Compliance with the CPA for both businesses and nonprofits will demand a careful review of an organization’s data systems and policies from both a technical and legal perspective. The Attorney General’s rules under the CPA are detailed, addressing such areas as what a privacy notice must contain, how to conduct a data privacy assessment before processing data, and requirements for automated decision-making. Organizations will also need to carefully grapple with issues arising from the interplay between the CPA and other state privacy regimes.

And Colorado is not the end of the road, with other states’ comprehensive laws on their way. Connecticut’s law also takes effect on July 1, 2023. Indiana, Iowa, Montana, Tennessee and, most recently, Florida and Texas have also passed privacy legislation, which appear on track to come into effect between 2024 and 2026. Texas’ legislation in particular is one to watch: while exempting nonprofits and small businesses, it contains no minimum threshold of Texas residents to trigger coverage, potentially injecting the Lone Star State’s law into the mix for businesses with only minimal connections to Texas. A variety of similar privacy laws have also been moving through the legislatures of states including Delaware, Hawaii, Illinois, Kentucky, Louisiana, Maine, Minnesota, New Hampshire, New York, North Carolina, Oklahoma, Oregon, Pennsylvania, Rhode Island, Vermont, and Washington.

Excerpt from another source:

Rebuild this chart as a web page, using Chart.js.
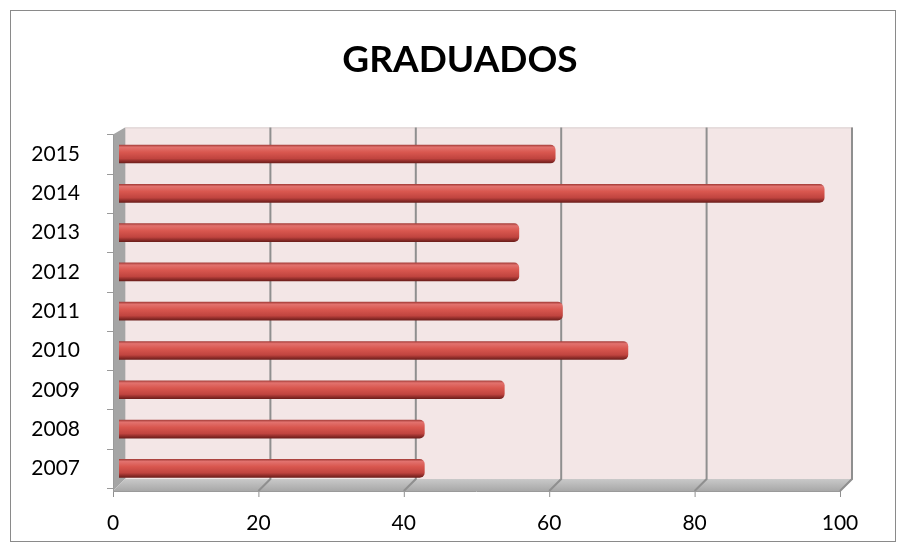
<!DOCTYPE html>
<html>
<head>
<meta charset="utf-8">
<script src="https://cdn.jsdelivr.net/npm/chart.js@4/dist/chart.umd.min.js"></script>
<style>
  html, body { margin: 0; padding: 0; background: #fff; }
  #wrap { width: 904px; height: 549px; position: relative; }
</style>
</head>
<body>
<div id="wrap"><canvas id="barChart" width="904" height="549"></canvas></div>
<script>
const years = ["2015", "2014", "2013", "2012", "2011", "2010", "2009", "2008", "2007"];
const graduados = [60, 97, 55, 55, 61, 70, 53, 42, 42];
const xTicks = [0, 20, 40, 60, 80, 100];

const DEPTH = 6;

// pink back wall, left wall, floor and the slanted grid lines
const wallsPlugin = {
    id: "walls",
    afterLayout(chart) {
        // centre the title on the whole frame, not on the padded area
        if (chart.titleBlock) {
            chart.titleBlock.left = 16;
            chart.titleBlock.right = 904;
        }
    },
    beforeDatasetsDraw(chart) {
        let ctx = chart.ctx;
        let a = chart.chartArea;
        let x = chart.scales.x;
        let top = a.top - 7, bottom = a.bottom - 9;
        let left = a.left + DEPTH, right = x.getPixelForValue(100) + DEPTH;
        ctx.save();
        // back wall
        ctx.fillStyle = "#f3e6e6";
        ctx.fillRect(left, top, right - left, bottom - top);
        ctx.strokeStyle = "#d9d0d0";
        ctx.lineWidth = 1;
        ctx.strokeRect(left + 0.5, top + 0.5, right - left, bottom - top);
        // left wall
        ctx.fillStyle = "#a5a5a5";
        ctx.beginPath();
        ctx.moveTo(left, top);
        ctx.lineTo(left, bottom);
        ctx.lineTo(left - 2 * DEPTH, bottom + 12);
        ctx.lineTo(left - 2 * DEPTH, top + 7);
        ctx.closePath();
        ctx.fill();
        // floor
        let g = ctx.createLinearGradient(0, bottom, 0, bottom + 12);
        g.addColorStop(0, "#c9c9c9");
        g.addColorStop(1, "#a8a8a8");
        ctx.fillStyle = g;
        ctx.beginPath();
        ctx.moveTo(left, bottom);
        ctx.lineTo(right, bottom);
        ctx.lineTo(right - 2 * DEPTH, bottom + 12);
        ctx.lineTo(left - 2 * DEPTH, bottom + 12);
        ctx.closePath();
        ctx.fill();
        // grid lines
        ctx.strokeStyle = "#8f8f8f";
        ctx.lineWidth = 2;
        xTicks.forEach(v => {
            let px = x.getPixelForValue(v) + DEPTH;
            if (v > 0) {
                ctx.beginPath();
                ctx.moveTo(px, top);
                ctx.lineTo(px, bottom);
                ctx.lineTo(px - 2 * DEPTH, bottom + 12);
                ctx.stroke();
            }
            // tick below the front edge
            ctx.lineWidth = 1;
            ctx.beginPath();
            ctx.moveTo(px - 2 * DEPTH + 0.5, bottom + 12);
            ctx.lineTo(px - 2 * DEPTH + 0.5, bottom + 18);
            ctx.stroke();
            ctx.lineWidth = 2;
        });
        // front axis line
        ctx.lineWidth = 1;
        ctx.strokeStyle = "#9a9a9a";
        ctx.beginPath();
        ctx.moveTo(left - 2 * DEPTH, bottom + 12.5);
        ctx.lineTo(right - 2 * DEPTH, bottom + 12.5);
        ctx.stroke();
        ctx.beginPath();
        ctx.moveTo(left - 2 * DEPTH + 0.5, top + 7);
        ctx.lineTo(left - 2 * DEPTH + 0.5, bottom + 12);
        ctx.stroke();
        // category ticks on the left
        let step = (a.bottom - a.top) / years.length;
        for (let i = 0; i <= years.length; i++) {
            let py = Math.round(a.top + step * i) + 0.5;
            ctx.beginPath();
            ctx.moveTo(left - 2 * DEPTH - 6, py);
            ctx.lineTo(left - 2 * DEPTH, py);
            ctx.stroke();
        }
        ctx.restore();
    },
    afterDraw(chart) {
        let ctx = chart.ctx;
        ctx.save();
        ctx.strokeStyle = "#8a8a8a";
        ctx.lineWidth = 1;
        ctx.strokeRect(10.5, 10.5, 885, 531);
        ctx.restore();
    }
};

function barGradient(context) {
    let chart = context.chart;
    if (!chart.chartArea) return "#c0504d";
    let yc = chart.scales.y.getPixelForValue(context.dataIndex);
    let g = chart.ctx.createLinearGradient(0, yc - 9, 0, yc + 9);
    g.addColorStop(0, "#a8403c");
    g.addColorStop(0.12, "#e2726e");
    g.addColorStop(0.4, "#d9574f");
    g.addColorStop(0.75, "#c0443f");
    g.addColorStop(0.9, "#8e2c29");
    g.addColorStop(1, "#6e1f1c");
    return g;
}

new Chart(document.getElementById("barChart"), {
    type: "bar",
    data: {
        labels: years,
        datasets: [{
            label: "Graduados",
            data: graduados,
            backgroundColor: barGradient,
            borderColor: "#8a2b28",
            borderWidth: 0,
            borderSkipped: "start",
            borderRadius: 5,
            barThickness: 18
        }]
    },
    options: {
        indexAxis: "y",
        responsive: false,
        animation: false,
        layout: { padding: { left: 10, right: 58, top: 0, bottom: 0 } },
        plugins: {
            legend: { display: false },
            tooltip: { enabled: false },
            title: {
                display: true,
                text: "GRADUADOS",
                color: "#000",
                font: { family: "Lato", size: 37, weight: "bold" },
                padding: { top: 38, bottom: 52 }
            }
        },
        scales: {
            x: {
                min: 0,
                max: 100,
                afterBuildTicks: s => { s.ticks = xTicks.map(v => ({ value: v })); },
                grid: { display: false },
                border: { display: false },
                ticks: {
                    color: "#000",
                    font: { family: "Lato", size: 21 },
                    padding: 15,
                    labelOffset: -DEPTH
                },
                afterFit: s => { s.height = 61; }
            },
            y: {
                grid: { display: false },
                border: { display: false },
                ticks: {
                    color: "#000",
                    font: { family: "Lato", size: 21 },
                    padding: 31
                },
                afterFit: s => { s.width = 109; }
            }
        }
    },
    plugins: [wallsPlugin]
});
</script>
</body>
</html>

The CPA and other laws continue to highlight a long-brewing U.S. trend toward legislating privacy rights as a form of property rights, granting individuals control over their personal information long after they provide it to third-party businesses, and imposing obligations on business (and nonprofits) aimed at preserving those rights for the individual’s benefit. Whether the growing patchwork of state privacy laws will ever be unified (or redefined) by a federal privacy framework remains to be seen, but for the time being, organizations collecting personal data need to maintain constant vigilance to ensure ongoing compliance with the ever-growing number of relevant laws.

We will continue to monitor the CPA and the increasingly complex landscape of comprehensive state privacy laws as they roll out, state by state.

DISCLAIMER: Because of the generality of this update, the information provided herein may not be applicable in all situations and should not be acted upon without specific legal advice based on particular situations.